Could McDonald have done Rizzolo a favor by, for instance, harboring or selling off his assets?

It would be easy to assume the feds are asking whether Sgro was Rizzolo's errand boy, but Sgro has shown a keen awareness of the scrutiny he and his clients are under. It is doubtful he'd make that mistake.

Here's another scenario floating around the legal community: Could the high-rolling Rizzolo have influenced people by slipping them some of his casino winnings? Cash could just as easily have been handed out far from a surveillance camera.

It's the kind of speculation Rizzolo continues to generate after all these years.

In 2005, Rizzolo signed off on a global settlement and accepted a felony tax conviction in exchange for ending a withering criminal investigation. He was sentenced to a year and a day in prison, ordered to stay out of the topless business, and agreed to pay millions in fines and assessments.

As part of the plea deal, Rizzolo also agreed to pay Kirk and Amy Henry $10 million from the proceeds of the club's sale. Kirk Henry, a Kansas tourist, was disabled in 2001 after having his neck broken outside the club. To date, the Crazy Horse Too hasn't sold. The Henrys have received just $1 million.

Rizzolo's deal was an attempt to put a costly investigation behind him. He was handed the opportunity to write a Hollywood ending on his wiseguy life, but the current IRS investigation threatens to ruin that.

If he's dragged before the grand jury and immunized, he has precious little wiggle room.

If Rizzolo declines to answer questions, he can be jailed for contempt.

If he answers in a manner the Department of Justice attorneys believe is misleading, he can be charged with obstruction. That charge would violate his parole and send him back to prison.

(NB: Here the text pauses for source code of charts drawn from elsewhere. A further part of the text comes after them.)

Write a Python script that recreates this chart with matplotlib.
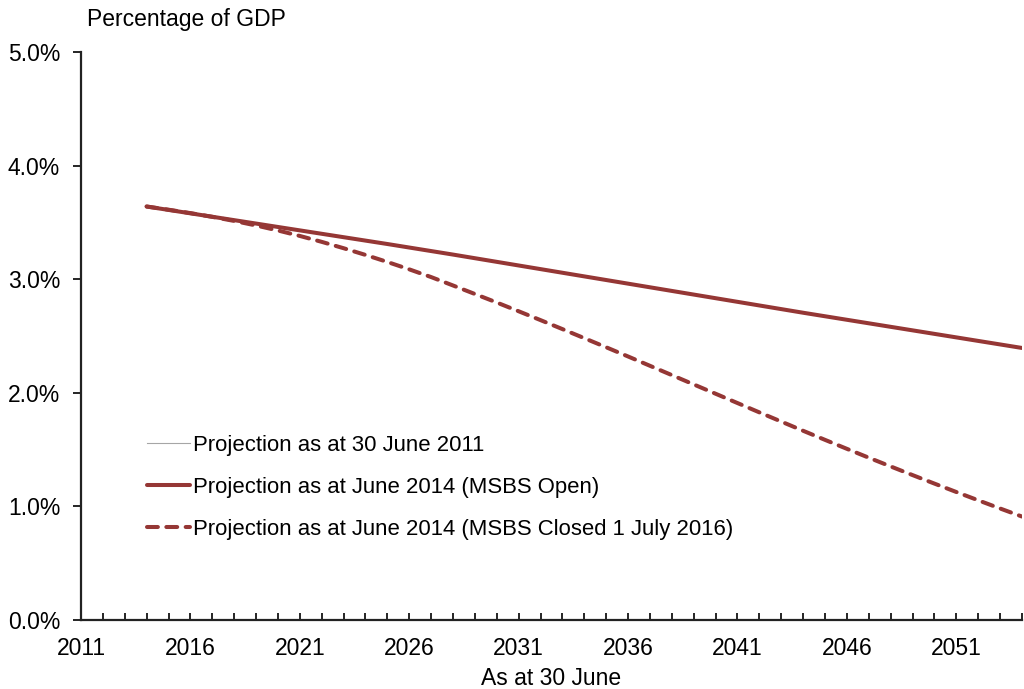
import matplotlib
matplotlib.use("Agg")
import matplotlib.pyplot as plt
from matplotlib.ticker import FixedLocator, FuncFormatter

plt.rcParams['font.family'] = ['Liberation Sans', 'DejaVu Sans']

years = list(range(2014, 2055))
open_vals = [3.640, 3.610, 3.580, 3.550, 3.520, 3.490, 3.460, 3.430, 3.400, 3.370,
             3.340, 3.310, 3.279, 3.248, 3.217, 3.185, 3.153, 3.121, 3.089, 3.057,
             3.025, 2.993, 2.961, 2.929, 2.897, 2.865, 2.833, 2.801, 2.769, 2.737,
             2.705, 2.674, 2.643, 2.612, 2.581, 2.550, 2.519, 2.488, 2.457, 2.426, 2.395]
closed_vals = [3.640, 3.612, 3.582, 3.549, 3.513, 3.473, 3.429, 3.381, 3.329, 3.273,
               3.214, 3.152, 3.087, 3.019, 2.945, 2.870, 2.795, 2.718, 2.640, 2.561,
               2.481, 2.401, 2.320, 2.238, 2.156, 2.074, 1.992, 1.910, 1.828, 1.747,
               1.666, 1.586, 1.507, 1.429, 1.352, 1.276, 1.201, 1.127, 1.054, 0.982, 0.911]
proj2011_years = []
proj2011_vals = []

labels = ["Projection as at 30 June 2011",
          "Projection as at June 2014 (MSBS Open)",
          "Projection as at June 2014 (MSBS Closed 1 July 2016)"]
xtick_labels = [2011, 2016, 2021, 2026, 2031, 2036, 2041, 2046, 2051]

color = "#953735"
fs = 16.5

fig = plt.figure(figsize=(10.24, 6.89), dpi=100)
ax = fig.add_axes([0.0791, 0.1001, 0.9189, 0.8244])

ax.plot(proj2011_years, proj2011_vals, color="#a6a6a6", lw=0.8, label=labels[0])
ax.plot(years, open_vals, color=color, lw=2.9, label=labels[1], solid_capstyle='round')
ax.plot(years, closed_vals, color=color, lw=2.9, label=labels[2],
        dashes=(2.7, 2.1), dash_capstyle='round')

ax.set_xlim(2011, 2054)
ax.set_ylim(0, 5.0)

ax.xaxis.set_major_locator(FixedLocator(list(range(2011, 2055))))
ax.xaxis.set_major_formatter(FuncFormatter(lambda v, p: str(int(round(v))) if int(round(v)) in xtick_labels else ""))
ax.tick_params(axis='x', direction='in', length=5, width=1.2, labelsize=fs, pad=12.5)
ax.set_yticks([0, 1, 2, 3, 4, 5])
ax.yaxis.set_major_formatter(FuncFormatter(lambda v, p: f"{v:.1f}%"))
ax.tick_params(axis='y', direction='out', length=6, width=1.2, labelsize=fs, pad=9)

for s in ['top', 'right']:
    ax.spines[s].set_visible(False)
for s in ['left', 'bottom']:
    ax.spines[s].set_linewidth(1.6)
    ax.spines[s].set_color('#222222')

ax.set_xlabel("As at 30 June", fontsize=fs, labelpad=5)
fig.text(0.085, 0.971, "Percentage of GDP", fontsize=fs, ha='left', va='center')

leg = ax.legend(loc='upper left', bbox_to_anchor=(0.070, 0.326), frameon=False,
                borderaxespad=0, borderpad=0,
                fontsize=15.9, handlelength=1.95, handletextpad=0.12, labelspacing=0.95)

fig.savefig("out.png", dpi=100)
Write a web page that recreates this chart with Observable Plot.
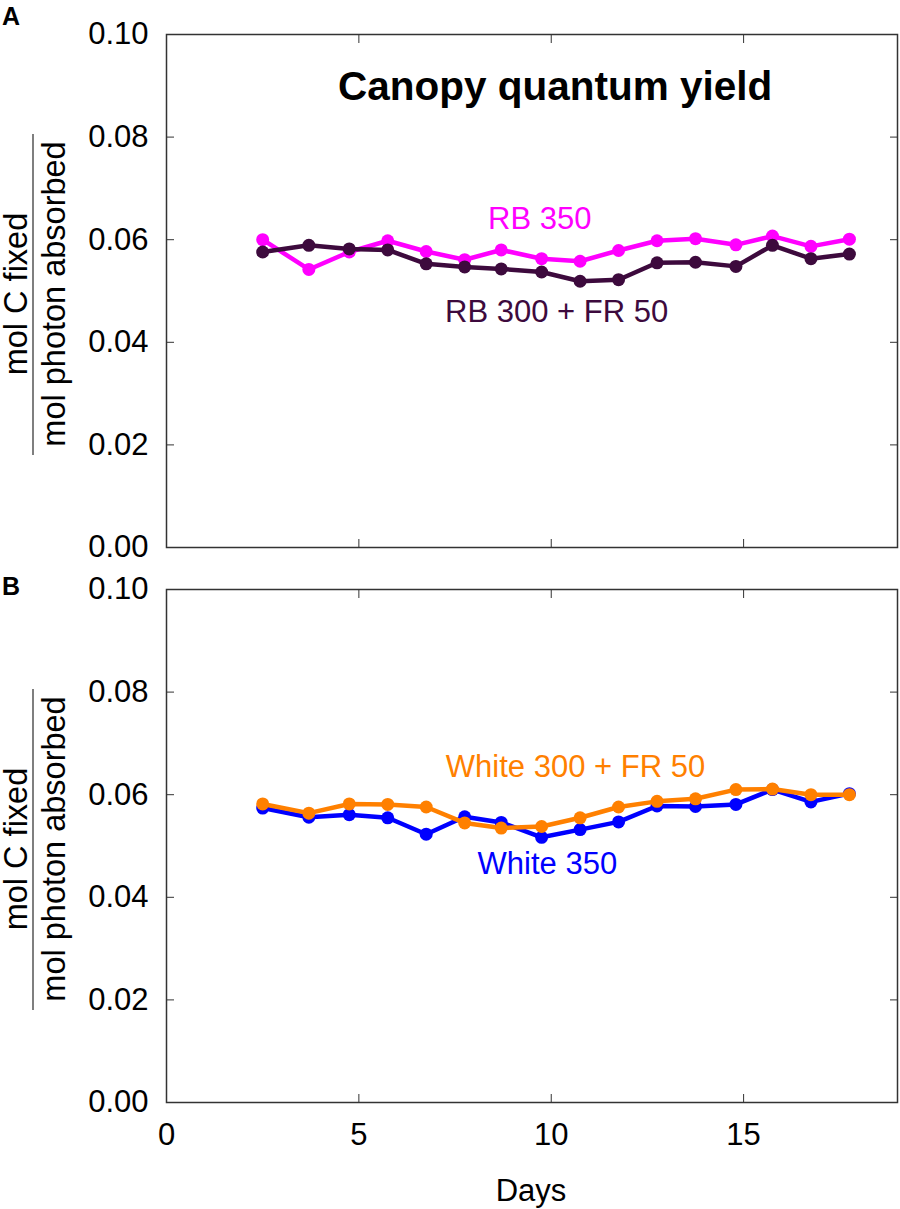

Those DOJ attorneys didn't come all the way from Washington, D.C., to play footsie. I'm guessing they're looking for a scalp.

For two decades, Rizzolo was the bon vivant of the local topless racket, making millions and carving out a high roller's lifestyle. Nevada politicians and judges rushed to accept his generous contributions and fraternal hugs.

That must seem like a long time ago.

The subpoena and all the trouble it portends make Rizzolo's Hollywood ending a real long shot.